==== DATASET CONTENT

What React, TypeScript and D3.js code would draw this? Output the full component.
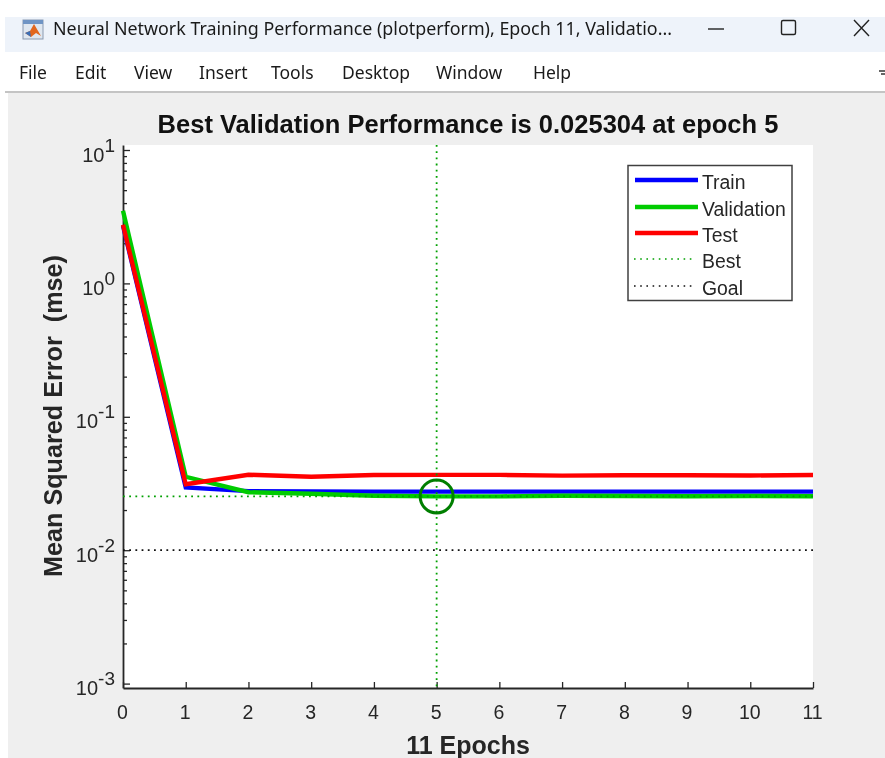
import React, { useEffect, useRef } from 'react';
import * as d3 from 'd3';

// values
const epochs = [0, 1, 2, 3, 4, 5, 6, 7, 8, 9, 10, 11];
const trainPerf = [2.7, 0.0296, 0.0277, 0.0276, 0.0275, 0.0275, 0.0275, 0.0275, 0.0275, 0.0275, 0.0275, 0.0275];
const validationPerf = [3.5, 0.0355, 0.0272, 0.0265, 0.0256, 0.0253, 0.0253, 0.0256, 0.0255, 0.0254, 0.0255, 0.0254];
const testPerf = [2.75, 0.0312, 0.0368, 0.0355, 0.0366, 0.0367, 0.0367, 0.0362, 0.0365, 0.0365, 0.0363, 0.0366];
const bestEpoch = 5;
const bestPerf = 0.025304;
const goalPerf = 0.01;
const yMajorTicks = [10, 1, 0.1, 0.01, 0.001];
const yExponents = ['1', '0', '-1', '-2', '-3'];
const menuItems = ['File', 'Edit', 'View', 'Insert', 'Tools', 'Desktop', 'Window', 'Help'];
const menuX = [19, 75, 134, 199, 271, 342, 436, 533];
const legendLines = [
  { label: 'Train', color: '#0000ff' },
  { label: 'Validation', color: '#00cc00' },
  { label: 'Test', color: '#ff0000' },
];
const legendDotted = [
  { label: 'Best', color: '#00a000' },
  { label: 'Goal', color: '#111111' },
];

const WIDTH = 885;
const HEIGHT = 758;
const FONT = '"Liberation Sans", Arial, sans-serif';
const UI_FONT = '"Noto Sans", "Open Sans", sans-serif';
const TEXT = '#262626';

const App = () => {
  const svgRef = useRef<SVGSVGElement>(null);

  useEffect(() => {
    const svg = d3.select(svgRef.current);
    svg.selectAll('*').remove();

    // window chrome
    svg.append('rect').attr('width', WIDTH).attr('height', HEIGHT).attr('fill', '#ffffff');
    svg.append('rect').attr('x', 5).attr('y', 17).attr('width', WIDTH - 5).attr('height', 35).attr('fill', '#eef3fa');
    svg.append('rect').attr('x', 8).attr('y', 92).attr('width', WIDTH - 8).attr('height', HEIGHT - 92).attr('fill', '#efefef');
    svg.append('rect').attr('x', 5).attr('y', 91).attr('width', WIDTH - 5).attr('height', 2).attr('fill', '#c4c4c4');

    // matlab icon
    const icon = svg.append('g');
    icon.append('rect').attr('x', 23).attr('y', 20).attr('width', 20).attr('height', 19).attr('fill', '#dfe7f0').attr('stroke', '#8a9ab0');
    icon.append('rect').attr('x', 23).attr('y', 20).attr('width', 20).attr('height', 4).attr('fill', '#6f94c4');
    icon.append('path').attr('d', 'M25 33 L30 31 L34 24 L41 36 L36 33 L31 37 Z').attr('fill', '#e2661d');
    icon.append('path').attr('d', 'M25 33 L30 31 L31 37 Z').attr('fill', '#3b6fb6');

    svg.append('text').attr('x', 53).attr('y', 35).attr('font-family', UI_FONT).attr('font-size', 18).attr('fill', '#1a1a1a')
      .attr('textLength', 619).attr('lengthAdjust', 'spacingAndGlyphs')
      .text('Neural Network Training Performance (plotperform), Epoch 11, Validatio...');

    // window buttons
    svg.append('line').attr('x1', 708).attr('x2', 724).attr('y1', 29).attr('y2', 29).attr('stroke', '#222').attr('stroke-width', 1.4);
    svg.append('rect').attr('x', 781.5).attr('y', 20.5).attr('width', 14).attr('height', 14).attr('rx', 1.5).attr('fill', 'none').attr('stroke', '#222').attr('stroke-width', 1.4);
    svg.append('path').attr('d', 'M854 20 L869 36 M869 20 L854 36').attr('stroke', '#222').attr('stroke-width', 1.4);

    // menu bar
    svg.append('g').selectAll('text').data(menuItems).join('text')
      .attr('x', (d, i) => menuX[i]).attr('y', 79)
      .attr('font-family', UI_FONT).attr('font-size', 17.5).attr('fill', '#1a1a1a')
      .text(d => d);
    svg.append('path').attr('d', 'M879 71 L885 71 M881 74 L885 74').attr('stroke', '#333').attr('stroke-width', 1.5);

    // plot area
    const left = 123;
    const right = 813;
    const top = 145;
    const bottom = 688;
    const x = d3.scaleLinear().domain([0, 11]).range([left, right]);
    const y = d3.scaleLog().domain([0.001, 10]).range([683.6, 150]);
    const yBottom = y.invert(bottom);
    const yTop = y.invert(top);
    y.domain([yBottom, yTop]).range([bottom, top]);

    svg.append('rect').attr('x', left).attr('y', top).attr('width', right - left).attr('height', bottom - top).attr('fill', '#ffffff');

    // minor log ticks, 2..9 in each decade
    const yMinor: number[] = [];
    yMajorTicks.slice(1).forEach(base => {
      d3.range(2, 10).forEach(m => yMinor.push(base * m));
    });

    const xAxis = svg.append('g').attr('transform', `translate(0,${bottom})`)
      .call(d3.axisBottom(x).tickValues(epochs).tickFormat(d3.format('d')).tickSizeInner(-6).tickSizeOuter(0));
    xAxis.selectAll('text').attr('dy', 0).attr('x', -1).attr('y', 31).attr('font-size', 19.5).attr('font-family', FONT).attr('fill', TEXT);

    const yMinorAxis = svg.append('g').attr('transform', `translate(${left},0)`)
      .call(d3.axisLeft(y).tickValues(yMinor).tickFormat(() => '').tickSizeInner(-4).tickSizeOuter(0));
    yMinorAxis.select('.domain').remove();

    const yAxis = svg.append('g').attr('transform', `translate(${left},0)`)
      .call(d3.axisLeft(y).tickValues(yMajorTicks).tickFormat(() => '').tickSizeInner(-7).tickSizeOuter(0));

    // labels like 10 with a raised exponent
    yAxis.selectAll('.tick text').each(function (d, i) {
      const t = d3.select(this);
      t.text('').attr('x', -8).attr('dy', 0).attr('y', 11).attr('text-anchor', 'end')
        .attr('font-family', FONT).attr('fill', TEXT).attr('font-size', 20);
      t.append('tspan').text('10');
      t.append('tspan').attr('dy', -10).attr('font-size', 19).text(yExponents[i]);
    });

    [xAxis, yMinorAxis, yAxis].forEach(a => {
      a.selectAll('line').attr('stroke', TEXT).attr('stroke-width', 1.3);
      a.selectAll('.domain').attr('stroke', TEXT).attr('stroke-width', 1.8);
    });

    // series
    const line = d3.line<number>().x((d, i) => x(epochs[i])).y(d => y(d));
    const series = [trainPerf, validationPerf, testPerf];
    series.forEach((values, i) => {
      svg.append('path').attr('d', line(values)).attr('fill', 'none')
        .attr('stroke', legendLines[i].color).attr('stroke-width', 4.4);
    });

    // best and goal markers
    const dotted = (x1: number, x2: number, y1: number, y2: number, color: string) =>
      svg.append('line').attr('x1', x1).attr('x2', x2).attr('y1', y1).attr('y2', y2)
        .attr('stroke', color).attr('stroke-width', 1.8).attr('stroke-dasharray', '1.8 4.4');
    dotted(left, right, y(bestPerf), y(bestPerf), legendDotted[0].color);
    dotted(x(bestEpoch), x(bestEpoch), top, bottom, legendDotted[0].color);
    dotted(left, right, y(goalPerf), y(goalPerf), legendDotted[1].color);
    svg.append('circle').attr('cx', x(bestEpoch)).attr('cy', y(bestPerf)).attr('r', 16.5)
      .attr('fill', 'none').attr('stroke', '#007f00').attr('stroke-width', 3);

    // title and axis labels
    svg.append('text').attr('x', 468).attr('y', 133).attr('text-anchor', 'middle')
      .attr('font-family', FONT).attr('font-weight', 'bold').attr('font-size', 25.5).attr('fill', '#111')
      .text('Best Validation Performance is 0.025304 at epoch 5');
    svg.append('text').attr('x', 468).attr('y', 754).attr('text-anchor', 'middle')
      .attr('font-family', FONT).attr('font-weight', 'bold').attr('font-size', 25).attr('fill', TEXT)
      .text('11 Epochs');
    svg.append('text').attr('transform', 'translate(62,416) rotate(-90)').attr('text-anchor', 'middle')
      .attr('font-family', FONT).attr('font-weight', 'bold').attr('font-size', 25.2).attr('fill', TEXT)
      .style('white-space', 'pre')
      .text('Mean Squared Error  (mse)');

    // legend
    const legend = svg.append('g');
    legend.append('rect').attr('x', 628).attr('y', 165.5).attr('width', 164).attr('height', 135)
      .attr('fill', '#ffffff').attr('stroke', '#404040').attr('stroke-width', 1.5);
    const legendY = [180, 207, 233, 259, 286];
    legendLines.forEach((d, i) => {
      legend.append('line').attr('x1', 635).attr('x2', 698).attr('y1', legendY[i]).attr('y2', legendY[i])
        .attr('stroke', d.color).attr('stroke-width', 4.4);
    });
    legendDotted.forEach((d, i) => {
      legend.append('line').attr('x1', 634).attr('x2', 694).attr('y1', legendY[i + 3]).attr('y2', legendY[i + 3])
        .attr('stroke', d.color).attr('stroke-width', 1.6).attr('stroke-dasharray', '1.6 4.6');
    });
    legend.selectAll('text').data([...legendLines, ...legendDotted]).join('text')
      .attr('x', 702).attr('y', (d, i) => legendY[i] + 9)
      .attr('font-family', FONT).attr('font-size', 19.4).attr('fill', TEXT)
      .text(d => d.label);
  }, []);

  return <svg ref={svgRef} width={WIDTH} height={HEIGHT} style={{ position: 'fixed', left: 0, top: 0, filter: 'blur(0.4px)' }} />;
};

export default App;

========
==== DATASET CONTENT

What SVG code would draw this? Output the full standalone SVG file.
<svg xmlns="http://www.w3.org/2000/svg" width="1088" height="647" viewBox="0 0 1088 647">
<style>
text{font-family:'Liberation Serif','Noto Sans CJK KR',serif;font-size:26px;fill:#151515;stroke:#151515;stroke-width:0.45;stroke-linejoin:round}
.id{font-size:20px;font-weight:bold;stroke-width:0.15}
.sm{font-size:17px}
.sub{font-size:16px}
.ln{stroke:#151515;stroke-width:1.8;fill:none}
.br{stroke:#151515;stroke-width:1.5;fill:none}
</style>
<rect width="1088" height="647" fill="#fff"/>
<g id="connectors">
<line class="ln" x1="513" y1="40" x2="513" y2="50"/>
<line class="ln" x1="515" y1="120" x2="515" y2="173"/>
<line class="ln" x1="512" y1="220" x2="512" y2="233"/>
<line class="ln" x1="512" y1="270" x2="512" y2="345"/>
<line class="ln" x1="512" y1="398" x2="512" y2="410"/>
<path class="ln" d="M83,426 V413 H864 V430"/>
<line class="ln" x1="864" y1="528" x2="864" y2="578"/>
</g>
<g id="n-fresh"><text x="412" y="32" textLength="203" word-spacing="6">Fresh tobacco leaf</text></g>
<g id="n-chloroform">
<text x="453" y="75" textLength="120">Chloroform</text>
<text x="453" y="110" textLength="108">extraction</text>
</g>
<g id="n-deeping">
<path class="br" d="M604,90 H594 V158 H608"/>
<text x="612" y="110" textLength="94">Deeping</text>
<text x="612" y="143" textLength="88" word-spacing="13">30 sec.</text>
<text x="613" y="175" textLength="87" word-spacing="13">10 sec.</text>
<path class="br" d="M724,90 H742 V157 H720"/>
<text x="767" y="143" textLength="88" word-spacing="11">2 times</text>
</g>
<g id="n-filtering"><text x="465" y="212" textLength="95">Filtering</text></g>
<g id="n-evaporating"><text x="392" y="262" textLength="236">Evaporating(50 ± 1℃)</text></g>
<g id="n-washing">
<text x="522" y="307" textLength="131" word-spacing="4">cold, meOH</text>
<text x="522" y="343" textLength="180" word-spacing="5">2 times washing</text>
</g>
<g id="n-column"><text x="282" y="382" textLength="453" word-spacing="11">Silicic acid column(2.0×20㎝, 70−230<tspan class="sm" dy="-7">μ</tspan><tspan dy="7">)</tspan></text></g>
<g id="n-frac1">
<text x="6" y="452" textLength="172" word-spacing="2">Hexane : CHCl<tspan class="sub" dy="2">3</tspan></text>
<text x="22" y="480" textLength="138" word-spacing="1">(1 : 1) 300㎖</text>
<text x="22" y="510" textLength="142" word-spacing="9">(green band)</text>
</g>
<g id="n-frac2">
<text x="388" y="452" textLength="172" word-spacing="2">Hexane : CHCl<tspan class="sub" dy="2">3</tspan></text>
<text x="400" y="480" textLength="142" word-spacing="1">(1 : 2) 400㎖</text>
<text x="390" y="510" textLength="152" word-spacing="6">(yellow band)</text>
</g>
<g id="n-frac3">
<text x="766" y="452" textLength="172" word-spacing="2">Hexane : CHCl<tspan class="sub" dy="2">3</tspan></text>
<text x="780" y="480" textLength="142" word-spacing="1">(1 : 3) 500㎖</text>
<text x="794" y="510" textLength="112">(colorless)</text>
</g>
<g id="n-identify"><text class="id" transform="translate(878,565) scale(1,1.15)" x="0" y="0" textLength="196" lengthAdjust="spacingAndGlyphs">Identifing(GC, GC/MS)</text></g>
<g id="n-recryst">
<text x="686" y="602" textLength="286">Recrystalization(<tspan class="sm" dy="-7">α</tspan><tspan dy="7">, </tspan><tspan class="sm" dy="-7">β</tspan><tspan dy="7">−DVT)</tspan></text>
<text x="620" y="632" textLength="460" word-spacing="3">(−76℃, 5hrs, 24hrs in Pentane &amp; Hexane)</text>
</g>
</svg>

========
==== DATASET CONTENT

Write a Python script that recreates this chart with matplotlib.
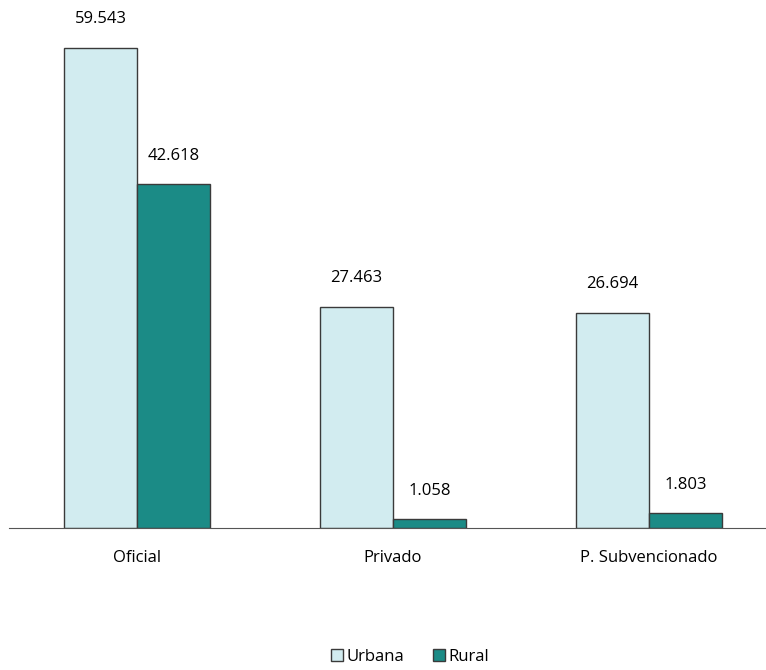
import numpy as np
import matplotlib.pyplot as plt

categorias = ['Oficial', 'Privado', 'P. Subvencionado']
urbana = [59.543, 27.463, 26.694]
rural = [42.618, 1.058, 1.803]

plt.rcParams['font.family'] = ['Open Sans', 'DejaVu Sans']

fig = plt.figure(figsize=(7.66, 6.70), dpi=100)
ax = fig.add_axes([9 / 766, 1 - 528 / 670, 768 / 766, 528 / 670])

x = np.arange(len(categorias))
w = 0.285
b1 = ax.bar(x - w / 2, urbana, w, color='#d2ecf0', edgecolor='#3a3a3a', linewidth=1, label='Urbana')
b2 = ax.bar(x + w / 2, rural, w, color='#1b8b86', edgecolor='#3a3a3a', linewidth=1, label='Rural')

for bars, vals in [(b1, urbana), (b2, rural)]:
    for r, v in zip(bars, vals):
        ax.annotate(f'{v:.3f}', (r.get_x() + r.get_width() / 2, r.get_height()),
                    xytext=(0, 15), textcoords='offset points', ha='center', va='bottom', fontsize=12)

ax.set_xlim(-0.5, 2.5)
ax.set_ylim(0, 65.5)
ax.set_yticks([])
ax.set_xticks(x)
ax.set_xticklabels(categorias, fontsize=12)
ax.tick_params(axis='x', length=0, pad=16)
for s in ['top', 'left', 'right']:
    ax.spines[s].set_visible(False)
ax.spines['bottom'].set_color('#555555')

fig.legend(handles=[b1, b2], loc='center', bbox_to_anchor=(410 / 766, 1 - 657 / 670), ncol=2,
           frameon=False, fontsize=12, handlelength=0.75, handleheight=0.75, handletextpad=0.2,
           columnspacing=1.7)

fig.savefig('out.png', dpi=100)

========

* WHAT THE EXERCISE ASKS
Using the entries above, reproduce word for word only the lines from the one that contains "Write a Python" to the one that contains "ax = fig.add_axes([9", both ends included, and drop every picture.

* FINAL RESULT
Write a Python script that recreates this chart with matplotlib.
import numpy as np
import matplotlib.pyplot as plt

categorias = ['Oficial', 'Privado', 'P. Subvencionado']
urbana = [59.543, 27.463, 26.694]
rural = [42.618, 1.058, 1.803]

plt.rcParams['font.family'] = ['Open Sans', 'DejaVu Sans']

fig = plt.figure(figsize=(7.66, 6.70), dpi=100)
ax = fig.add_axes([9 / 766, 1 - 528 / 670, 768 / 766, 528 / 670])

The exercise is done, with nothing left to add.